By Sandra Post | 4th November 2007

According to my younger sources, phone books and dictionaries are passé. Information they provide is now checked online. I refute that claim, realizing no matter how eloquent my argument, it can’t be proven true or false. To explain further, “younger” is a relative term at best, depending on the age of the person doing the comparison. For me, younger refers to anyone younger than my children. I realize that standard of measurement must change eventually. Should I live long enough to have a 50 year old “child,” I must concede their age is moving right up the longevity ladder. But for now, anyone 34 years of age or less is younger.

I never planned to be “older.” Not that I was planning to exit this world prematurely, but sometimes, and I emphasize sometimes, older denotes an out-of-touch mentality. I balked at the mindset. Youth suggests vibrancy, freethinking, less restrictive behavior, more of what I was hoping to achieve. I might have succeeded except technology exploded with capabilities and contraptions far beyond my comprehension. My lack of knowledge coupled with hormonal changes, thought those ended with puberty, adversely affected my ability to process unfamiliar information. Overnight it seemed, I was in the chronologically advanced generation thumbing through telephone directories and dictionaries.

Fast forward to fall, 2007. I’m planning to write an inspirational essay on gratitude. I mentally mull subjects over long before they hit the computer screen. (I do have some basic technological knowledge, appropriate for circa 1995. Charming.) Sometimes even advance planning provides little inspiration. Thoughts don’t transfer to words and said article remains blank. I remembered buying a greeting card featuring a lovely sentiment on gratitude. A quick card box search reminds me I’ve already sent it to someone.

Suddenly youth comes bounding into the fragile network of my memory and I think like the young people and go online, typing in the quote as best I remember it and viola’ it’s there! Still coming up short in the inspiration department, I type in gratitude and lovely sentiments appear. I’m feeling decades younger!

The phone book, dictionary and thesaurus will remain on my bookshelves. I would feel incomplete without them. But I’ll remember my newly found alternate sources and cash in on such usefulness. Maybe that’s how gratitude works. We appreciate the familiar and learn to accept the changes we experience in our lives. Like blending two families when there’s a marriage or learning to carry on without a loved one when there’s a death. Never forgetting, but appreciating the past and anticipating future joys and challenges. Might be part of living young also.

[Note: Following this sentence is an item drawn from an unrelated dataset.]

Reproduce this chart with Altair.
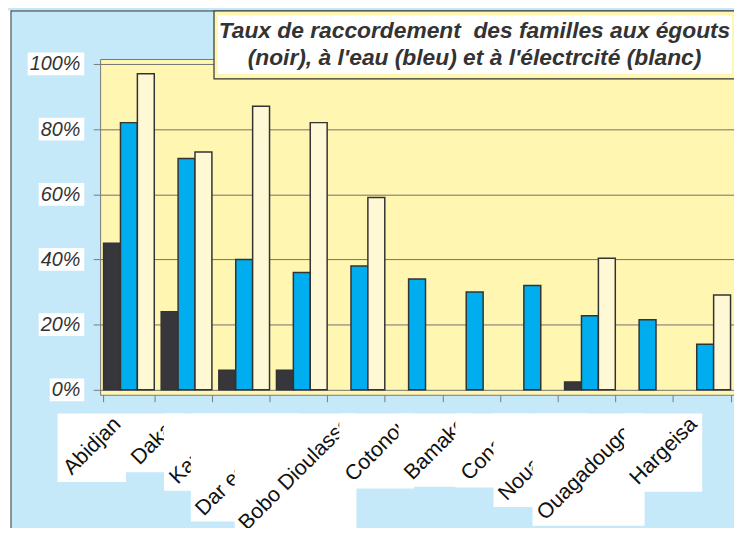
import altair as alt
import pandas as pd

# ---------------- data ----------------
cities = ["Abidjan", "Dakar", "Kampala", "Dar es Salam", "Bobo Dioulasso", "Cotonou",
          "Bamako", "Conakry", "Nouakchott", "Ouagadougou", "Hargeisa"]
egouts = [0.45, 0.24, 0.06, 0.06, None, None, None, None, 0.024, None, None]        # noir
eau = [0.82, 0.71, 0.40, 0.36, 0.38, 0.34, 0.30, 0.32, 0.227, 0.215, 0.14]          # bleu
electricite = [0.97, 0.73, 0.87, 0.82, 0.59, None, None, None, 0.404, None, 0.291]  # blanc
series = ["noir", "bleu", "blanc"]
y_ticks = [0, 0.2, 0.4, 0.6, 0.8, 1.0]
y_labels = ["0%", "20%", "40%", "60%", "80%", "100%"]
title_lines = ["Taux de raccordement\u00a0 des familles aux égouts",
               "(noir), à l'eau (bleu) et à l'électrcité (blanc)"]

# ---------------- styles / layout ----------------
W, H = 640, 339
series_colors = ["#37363b", "#00adef", "#fff8d4"]
LIGHT_BLUE = "#c5e9f9"
YELLOW = "#fff6b1"
INK = "#333333"
GRID = "#707070"
TICK = "#7a7a7a"
FONT = "Liberation Sans"
LABEL_SIZE = 21.5

# Arial / Liberation Sans advance widths (1/1000 em), used to size the label boxes
ADV = {" ": 278, "%": 889, "A": 667, "B": 667, "C": 722, "D": 722, "H": 722, "K": 667,
       "N": 722, "O": 778, "S": 667, "a": 556, "b": 556, "c": 500, "d": 556, "e": 556,
       "g": 556, "h": 556, "i": 222, "j": 222, "k": 500, "l": 222, "m": 833, "n": 556,
       "o": 556, "p": 556, "r": 333, "s": 500, "t": 278, "u": 556, "y": 500}


def em_width(s):
    return sum(ADV.get(ch, 556) for ch in s) / 1000.0


# ---------------- tables ----------------
rows = []
for c, a, b, d in zip(cities, egouts, eau, electricite):
    for s, v in zip(series, (a, b, d)):
        if v is not None:
            rows.append({"city": c, "series": s, "value": v})
bars_df = pd.DataFrame(rows)

step = W / len(cities)
lab_rows = []
for i, c in enumerate(cities):
    center = (i + 0.5) * step
    side = 14.7 * em_width(c) + 20
    lab_rows.append({"city": c, "bx1": center - 3 - side, "bx2": center - 3,
                     "by1": 358, "by2": 358 + side})
lab_df = pd.DataFrame(lab_rows)

yl_df = pd.DataFrame({"v": y_ticks, "label": y_labels})
yl_df["bx1"] = [-16 - (em_width(l) * 20 + 6) for l in y_labels]
yl_df["bx2"] = -16

one = pd.DataFrame({"k": [0]})

# ---------------- scales / axes ----------------
x_scale = alt.Scale(domain=cities, paddingInner=0.12, paddingOuter=0.06)
x_axis = alt.Axis(labels=False, title=None, tickBand="extent", ticks=True, tickSize=7,
                  tickColor=TICK, domain=False, grid=False)
y_scale = alt.Scale(domain=[0, 1], nice=False, zero=True)
y_axis = alt.Axis(values=y_ticks, labels=False, title=None, ticks=True, tickSize=7,
                  tickColor=TICK, domain=False, grid=True, gridColor=GRID, gridWidth=1)

# ---------------- layers ----------------
frame_strip = alt.Chart(one).mark_rect(fill="white").encode(
    x=alt.value(-93), x2=alt.value(-90), y=alt.value(-49), y2=alt.value(H + 200))
frame_left = alt.Chart(one).mark_rule(color=INK, strokeWidth=1).encode(
    x=alt.value(-90), y=alt.value(-49), y2=alt.value(H + 200))
frame_top = alt.Chart(one).mark_rule(color=INK, strokeWidth=1).encode(
    y=alt.value(-48.5), x=alt.value(-90), x2=alt.value(W + 100))

bars = alt.Chart(bars_df).mark_bar(stroke=INK, strokeWidth=1.5).encode(
    x=alt.X("city:N", scale=x_scale, axis=x_axis),
    xOffset=alt.XOffset("series:N", scale=alt.Scale(domain=series, paddingInner=0, paddingOuter=0)),
    y=alt.Y("value:Q", scale=y_scale, axis=y_axis),
    color=alt.Color("series:N", scale=alt.Scale(domain=series, range=series_colors), legend=None),
)

ybox = alt.Chart(yl_df).mark_bar(fill="white", height=23).encode(
    x=alt.X("bx1:Q", scale=None), x2="bx2:Q",
    y=alt.Y("v:Q", scale=y_scale, axis=y_axis))
ytxt = alt.Chart(yl_df).mark_text(align="right", baseline="alphabetic", dy=6.5, font=FONT,
                                  fontSize=20, fontStyle="italic", color=INK).encode(
    x=alt.value(-20), y=alt.Y("v:Q", scale=y_scale, axis=y_axis), text="label:N")

label_layers = []
for c in cities:
    box = alt.Chart(lab_df).transform_filter(alt.datum.city == c).mark_rect(fill="white").encode(
        x=alt.X("bx1:Q", scale=None), x2="bx2:Q",
        y=alt.Y("by1:Q", scale=None), y2="by2:Q")
    txt = alt.Chart(lab_df).transform_filter(alt.datum.city == c).mark_text(
        angle=315, align="right", baseline="alphabetic", font=FONT, fontSize=LABEL_SIZE,
        color="#111111").encode(
        x=alt.X("city:N", scale=x_scale, axis=x_axis, bandPosition=0.363),
        y=alt.value(370), text="city:N")
    label_layers += [box, txt]

title_outer = alt.Chart(one).mark_rect(fill=YELLOW, stroke=INK, strokeWidth=1.2).encode(
    x=alt.value(115), x2=alt.value(W + 60), y=alt.value(-48.5), y2=alt.value(20))
title_inner = alt.Chart(one).mark_rect(fill="white").encode(
    x=alt.value(119), x2=alt.value(638), y=alt.value(-44), y2=alt.value(15))
title_texts = []
for i, line in enumerate(title_lines):
    title_texts.append(alt.Chart(one).mark_text(
        align="center", baseline="alphabetic", font=FONT, fontSize=23, fontWeight="bold",
        fontStyle="italic", color=INK).encode(
        x=alt.value(378), y=alt.value(-21 + 27.5 * i), text=alt.value(line)))

chart = alt.layer(
    frame_strip, frame_left, frame_top, bars, ybox, ytxt, *label_layers,
    title_outer, title_inner, *title_texts
).properties(
    width=W, height=H,
    autosize=alt.AutoSizeParams(type="none"),
    padding={"left": 93, "top": 49, "right": 0, "bottom": 132},
).configure(
    background=LIGHT_BLUE, font=FONT
).configure_view(
    fill=YELLOW, stroke="#777777", strokeWidth=1
)

chart.save("out.html", embed_options={"renderer": "svg", "actions": False})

According to Wikipedia, the free online Encyclopedia, “Gratitude is the substance of a heart ready to show appreciation or thankfulness…” Beautiful! Further it says gratitude is not simply an emotion, which involves a pleasant feeling that can occur when we receive a favor from someone, but a combination of being and emotion, often accompanied by a desire to thank the person or reciprocate.

And the quote I was looking for? Meister Eckhart, German theologian, philosopher and mystic says “If the only prayer you ever say in your entire life is thank you, it will be enough.”

During this Thanksgiving season and in all seasons, let us remember often to say a heartfelt “Thank you.”